On Tuesday evening, Netanyahu will leave Azerbaijan and head to Astana, where on Wednesday morning he is set to meet with Kazakhstan’s longtime leader, Nursultan Nazarbayev, at the iconic Akorda presidential palace. The two leaders will hold a working meeting and then attend a bilateral business forum.
Netanyahu will then meet the chairman of Kazakhstan’s Senate, Kassym-Jomart Tokayev, before heading to the Astana’s new Great Synagogue for a meeting with the local Jewish community.
It is estimated that between 12,000 and 30,000 Jews live in Kazakhstan. Most of them reside in country’s former capital Almaty.
Netanyahu, who will be accompanied by Jerusalem Affairs Minister Ze’ev Elkin, will conclude his visit Wednesday with a business forum in Astana before heading home Thursday morning.
“Apart from expanding ties with the moderate part of the Muslim world, the visit will provide a unique opportunity to upscale the whole spectrum of bilateral relations with Kazakhstan and to move from mutual interests and cooperation ‘ad hoc’ to strategic partnership in the political and economic spheres,” Israel’s ambassador to Kazakhstan, Michael Brodsky, wrote in the Astana Times last week.
In the early 1990s, Israel rushed to recognize the newly independent states in Central Asia in a bid to make friends in the Muslim world, to reconnect with the region’s Jewish communities and to “create alternatives for our energy market,” Brodsky wrote. “However, much of the potential, especially in the economic field, has remained largely undiscovered.
Low oil prices and a declining demand for hydrocarbons are worrying Astana, which could use “Israeli expertise and technologies” to boost the country’s economic growth and to further Nazarbayev’s efforts to diversify the economy, the Israeli diplomat noted.

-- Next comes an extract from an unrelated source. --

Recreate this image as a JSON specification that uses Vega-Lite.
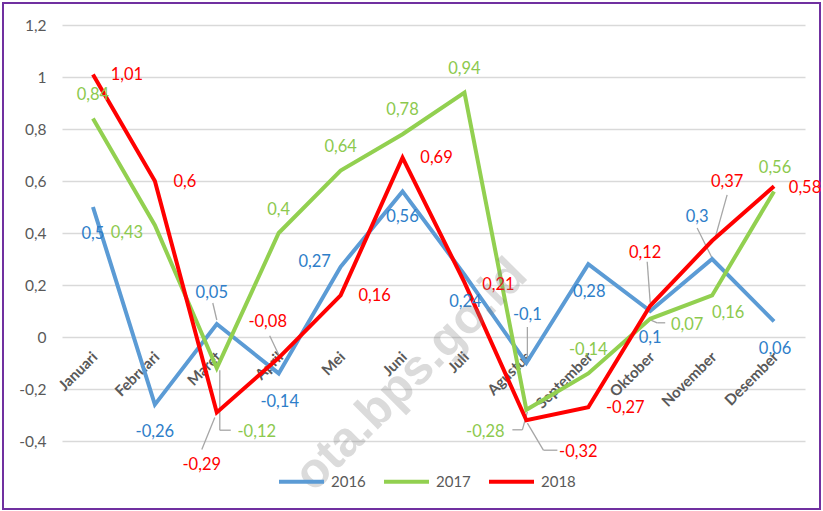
{
  "$schema": "https://vega.github.io/schema/vega-lite/v6.json",
  "width": 817,
  "height": 506,
  "autosize": "none",
  "padding": {"left": 3, "top": 3, "right": 3, "bottom": 2},
  "config": {
    "locale": {"number": {"decimal": ",", "thousands": ".", "grouping": [3], "currency": ["", ""], "minus": "-"}},
    "view": {"stroke": "#7030A0", "strokeWidth": 2},
    "font": "Lato"
  },
  "data": {
    "values": [
      {"bulan": "Januari", "tahun": "2016", "nilai": 0.5},
      {"bulan": "Februari", "tahun": "2016", "nilai": -0.26},
      {"bulan": "Maret", "tahun": "2016", "nilai": 0.05},
      {"bulan": "April", "tahun": "2016", "nilai": -0.14},
      {"bulan": "Mei", "tahun": "2016", "nilai": 0.27},
      {"bulan": "Juni", "tahun": "2016", "nilai": 0.56},
      {"bulan": "Juli", "tahun": "2016", "nilai": 0.24},
      {"bulan": "Agustus", "tahun": "2016", "nilai": -0.1},
      {"bulan": "September", "tahun": "2016", "nilai": 0.28},
      {"bulan": "Oktober", "tahun": "2016", "nilai": 0.1},
      {"bulan": "November", "tahun": "2016", "nilai": 0.3},
      {"bulan": "Desember", "tahun": "2016", "nilai": 0.06},
      {"bulan": "Januari", "tahun": "2017", "nilai": 0.84},
      {"bulan": "Februari", "tahun": "2017", "nilai": 0.43},
      {"bulan": "Maret", "tahun": "2017", "nilai": -0.12},
      {"bulan": "April", "tahun": "2017", "nilai": 0.4},
      {"bulan": "Mei", "tahun": "2017", "nilai": 0.64},
      {"bulan": "Juni", "tahun": "2017", "nilai": 0.78},
      {"bulan": "Juli", "tahun": "2017", "nilai": 0.94},
      {"bulan": "Agustus", "tahun": "2017", "nilai": -0.28},
      {"bulan": "September", "tahun": "2017", "nilai": -0.14},
      {"bulan": "Oktober", "tahun": "2017", "nilai": 0.07},
      {"bulan": "November", "tahun": "2017", "nilai": 0.16},
      {"bulan": "Desember", "tahun": "2017", "nilai": 0.56},
      {"bulan": "Januari", "tahun": "2018", "nilai": 1.01},
      {"bulan": "Februari", "tahun": "2018", "nilai": 0.6},
      {"bulan": "Maret", "tahun": "2018", "nilai": -0.29},
      {"bulan": "April", "tahun": "2018", "nilai": -0.08},
      {"bulan": "Mei", "tahun": "2018", "nilai": 0.16},
      {"bulan": "Juni", "tahun": "2018", "nilai": 0.69},
      {"bulan": "Juli", "tahun": "2018", "nilai": 0.21},
      {"bulan": "Agustus", "tahun": "2018", "nilai": -0.32},
      {"bulan": "September", "tahun": "2018", "nilai": -0.27},
      {"bulan": "Oktober", "tahun": "2018", "nilai": 0.12},
      {"bulan": "November", "tahun": "2018", "nilai": 0.37},
      {"bulan": "Desember", "tahun": "2018", "nilai": 0.58}
    ]
  },
  "encoding": {
    "x": {
      "field": "bulan",
      "type": "nominal",
      "sort": ["Januari", "Februari", "Maret", "April", "Mei", "Juni", "Juli", "Agustus", "September", "Oktober", "November", "Desember"],
      "bandPosition": 0.5,
      "scale": {"type": "band", "range": [59, 802], "paddingInner": 0, "paddingOuter": 0},
      "axis": {
        "orient": "bottom",
        "offset": -172,
        "title": null,
        "labelAngle": -45,
        "labelFontWeight": "bold",
        "labelFontSize": 15,
        "labelColor": "#595959",
        "labelPadding": 12,
        "labelOffset": -3,
        "domain": false,
        "ticks": false,
        "grid": false
      }
    },
    "y": {
      "field": "nilai",
      "type": "quantitative",
      "scale": {"domain": [-0.4, 1.2], "range": [438, 22], "nice": false, "zero": false},
      "axis": {
        "orient": "left",
        "offset": -47,
        "title": null,
        "values": [-0.4, -0.2, 0, 0.2, 0.4, 0.6, 0.8, 1, 1.2],
        "format": "~g",
        "labelFontSize": 15.5,
        "labelColor": "#595959",
        "labelPadding": 4,
        "domain": false,
        "ticks": false,
        "grid": true,
        "gridColor": "#D9D9D9",
        "gridWidth": 1.5
      }
    }
  },
  "layer": [
    {
      "transform": [{"filter": "indexof(['2016Maret','2018April','2017Maret','2018Maret','2016Agustus','2017Agustus','2018Agustus','2018Oktober','2017Oktober','2016November','2018November'], datum.tahun + datum.bulan) >= 0"}],
      "mark": {
        "type": "rule",
        "color": "#A6A6A6",
        "strokeWidth": 1.3,
        "xOffset": {"expr": "[0,0,3,-2,1,1,1,0,0,0,3][indexof(['2016Maret','2018April','2017Maret','2018Maret','2016Agustus','2017Agustus','2018Agustus','2018Oktober','2017Oktober','2016November','2018November'], datum.tahun + datum.bulan)]"},
        "yOffset": {"expr": "[-4,-3,2,5,-3,2,3,-3,1,-1,-3][indexof(['2016Maret','2018April','2017Maret','2018Maret','2016Agustus','2017Agustus','2018Agustus','2018Oktober','2017Oktober','2016November','2018November'], datum.tahun + datum.bulan)]"},
        "x2Offset": {"expr": "[-4,-9,3,-15,1,-4,17,-3,7,-15,15][indexof(['2016Maret','2018April','2017Maret','2018Maret','2016Agustus','2017Agustus','2018Agustus','2018Oktober','2017Oktober','2016November','2018November'], datum.tahun + datum.bulan)]"},
        "y2Offset": {"expr": "[-21,-22,62,37,-36,20,30,-44,4,-31,-46][indexof(['2016Maret','2018April','2017Maret','2018Maret','2016Agustus','2017Agustus','2018Agustus','2018Oktober','2017Oktober','2016November','2018November'], datum.tahun + datum.bulan)]"}
      },
      "encoding": {
        "x2": {"field": "bulan"},
        "y2": {"field": "nilai"}
      }
    },
    {
      "transform": [{"filter": "indexof(['2017Maret','2017Agustus','2018Agustus','2017Oktober'], datum.tahun + datum.bulan) >= 0"}],
      "mark": {
        "type": "rule",
        "color": "#A6A6A6",
        "strokeWidth": 1.3,
        "xOffset": {"expr": "[3,-4,17,7][indexof(['2017Maret','2017Agustus','2018Agustus','2017Oktober'], datum.tahun + datum.bulan)]"},
        "yOffset": {"expr": "[62,20,30,4][indexof(['2017Maret','2017Agustus','2018Agustus','2017Oktober'], datum.tahun + datum.bulan)]"},
        "x2Offset": {"expr": "[14,-14,31,15][indexof(['2017Maret','2017Agustus','2018Agustus','2017Oktober'], datum.tahun + datum.bulan)]"},
        "y2Offset": {"expr": "[62,20,30,4][indexof(['2017Maret','2017Agustus','2018Agustus','2017Oktober'], datum.tahun + datum.bulan)]"}
      },
      "encoding": {
        "x2": {"field": "bulan"},
        "y2": {"field": "nilai"}
      }
    },
    {
      "mark": {"type": "line", "strokeWidth": 4},
      "encoding": {
        "color": {
          "field": "tahun",
          "type": "nominal",
          "scale": {"domain": ["2016", "2017", "2018"], "range": ["#5B9BD5", "#92D050", "#FF0000"]},
          "legend": {
            "orient": "none",
            "legendX": 274,
            "legendY": 454,
            "direction": "horizontal",
            "title": null,
            "symbolType": "stroke",
            "symbolSize": 2025,
            "symbolStrokeWidth": 4,
            "labelFontSize": 15,
            "labelColor": "#595959",
            "labelOffset": 5,
            "columnPadding": 10
          }
        }
      }
    },
    {
      "mark": {
        "type": "text",
        "fontSize": 16.5,
        "align": "center",
        "baseline": "middle",
        "dx": {"expr": "(datum.tahun == '2016' ? [0,0,-5,1,-26,0,1,1,1,0,-15,1] : datum.tahun == '2017' ? [0,-28,40,0,0,0,0,-41,0,37,16,1] : [34,30,-15,-11,34,34,34,52,37,-5,15,31])[indexof(['Januari','Februari','Maret','April','Mei','Juni','Juli','Agustus','September','Oktober','November','Desember'], datum.bulan)]"},
        "dy": {"expr": "(datum.tahun == '2016' ? [27,27,-31,29,-5,26,27,-48,28,27,-42,28] : datum.tahun == '2017' ? [-24,8,64,-23,-24,-24,-24,22,-23,6,18,-23] : [1,1,53,-36,1,0,3,32,1,-53,-59,2])[indexof(['Januari','Februari','Maret','April','Mei','Juni','Juli','Agustus','September','Oktober','November','Desember'], datum.bulan)]"}
      },
      "encoding": {
        "text": {"field": "nilai", "type": "quantitative", "format": "~g"},
        "fill": {
          "field": "tahun",
          "type": "nominal",
          "scale": {"domain": ["2016", "2017", "2018"], "range": ["#2E7EC9", "#8CC94E", "#FF0000"]},
          "legend": null
        }
      }
    },
    {
      "transform": [{"filter": "datum.tahun == '2016' && datum.bulan == 'Juni'"}],
      "mark": {"type": "text", "angle": -45, "fontSize": 49, "fontWeight": "bold", "font": "Liberation Sans", "color": "#7F7F7F", "opacity": 0.28, "align": "center", "baseline": "middle", "dx": 16, "dy": -4},
      "encoding": {
        "y": {"datum": -0.2},
        "text": {"value": "ota.bps.go.id"}
      }
    }
  ]
}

Furthermore, Kazakhstan and recently been the target of terror attacks, which triggered the government’s increased interest in Israel’s counterterrorism expertise. “Israel can potentially become a training hub for security and counterterrorism units from Kazakhstan and other Central Asian countries, which are facing growing activities by ISIS and other terrorist groups on their territory and are struggling to prevent infiltration of extremists from neighboring Afghanistan,” Brodsky wrote.